Adequacy of the Disclosures: Opposer named its potential witness and provided a general summary of the topics upon which the witness was expected to testify and a general summary of the types of documents and things to be introduced during the testimony of the witness. '[T]he circumstances of this case do not involve presentation of a witness or exhibits not revealed by the original disclosure and thus there is no issue regarding a failure to timely amend or supplement the disclosure."

And so the Board denied the motion and issued a new scheduling order for the remainder of the case.

TTABlog comment: WYHDTP? Would you have deemed this precedential?

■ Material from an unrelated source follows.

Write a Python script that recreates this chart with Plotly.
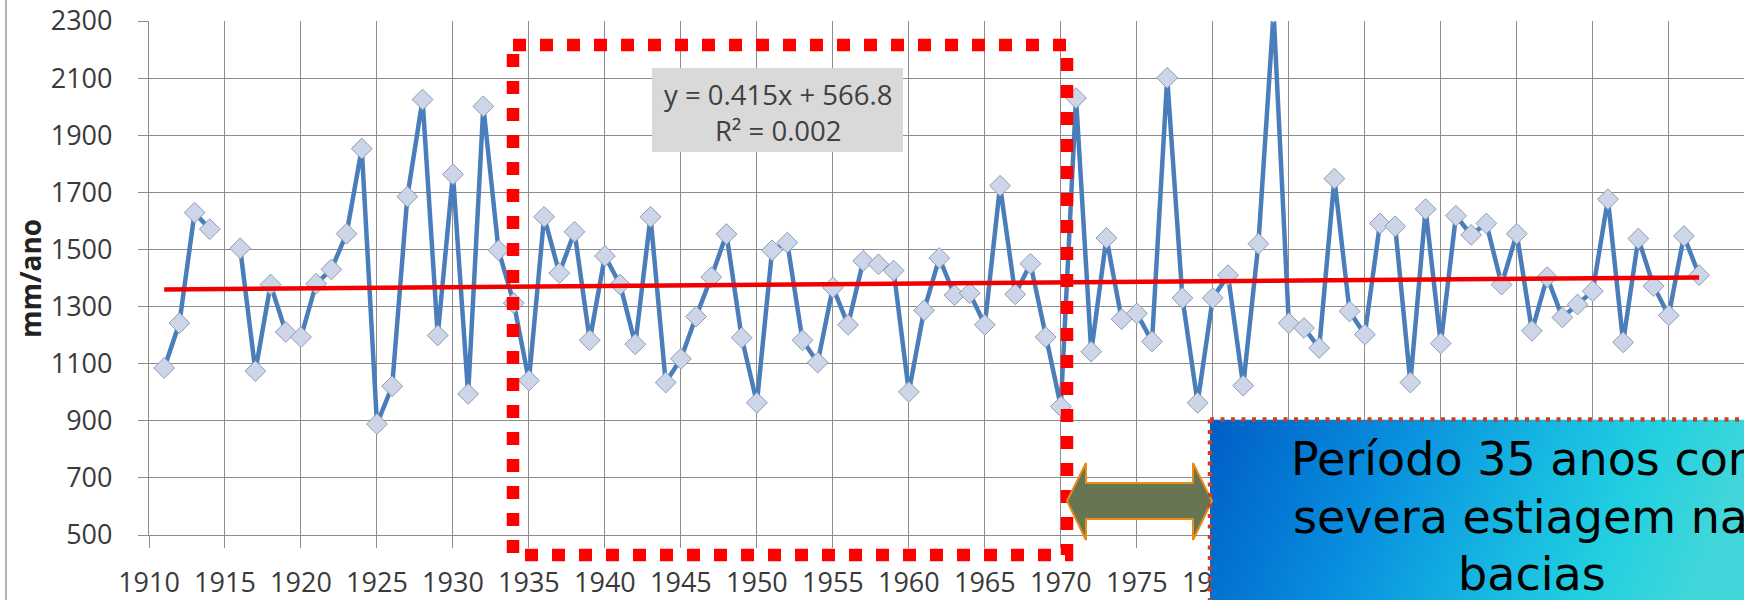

Text Copyright John L. Welch.

2 Comments:

At 11:19 AM, Anonymous Alex Butterman said...

I often think that one of the main motiviations for the Board to make a case precedential, especially in procedural decisions, is to highlight a particular practice of the bar to offer the bar its feedback on that practice. Usually, the practice is a negative one that the Board wants to negatively reinforce. In this case, I'm not sure if the Board is commending the Opposer for properly serving its pretrial disclosures and emphasizing that the disclosures do not need to be filed with the TTAB, or if it is critizing/scapgoating the applicant's attorney for serving a useless motion.

 
At 10:02 AM, Anonymous Paul Reidl said...

Footnote 4 is very confusing. The rules say that the adverse party should attend the deposition under protest and then "promptly" file a motion to strike. This footnote says something very different. It says that you should file a motion prior to the taking of the testimony, and if problems come up during the testimony wait until the trial briefing to move to strike. Very curious -- especially in a precedential decision.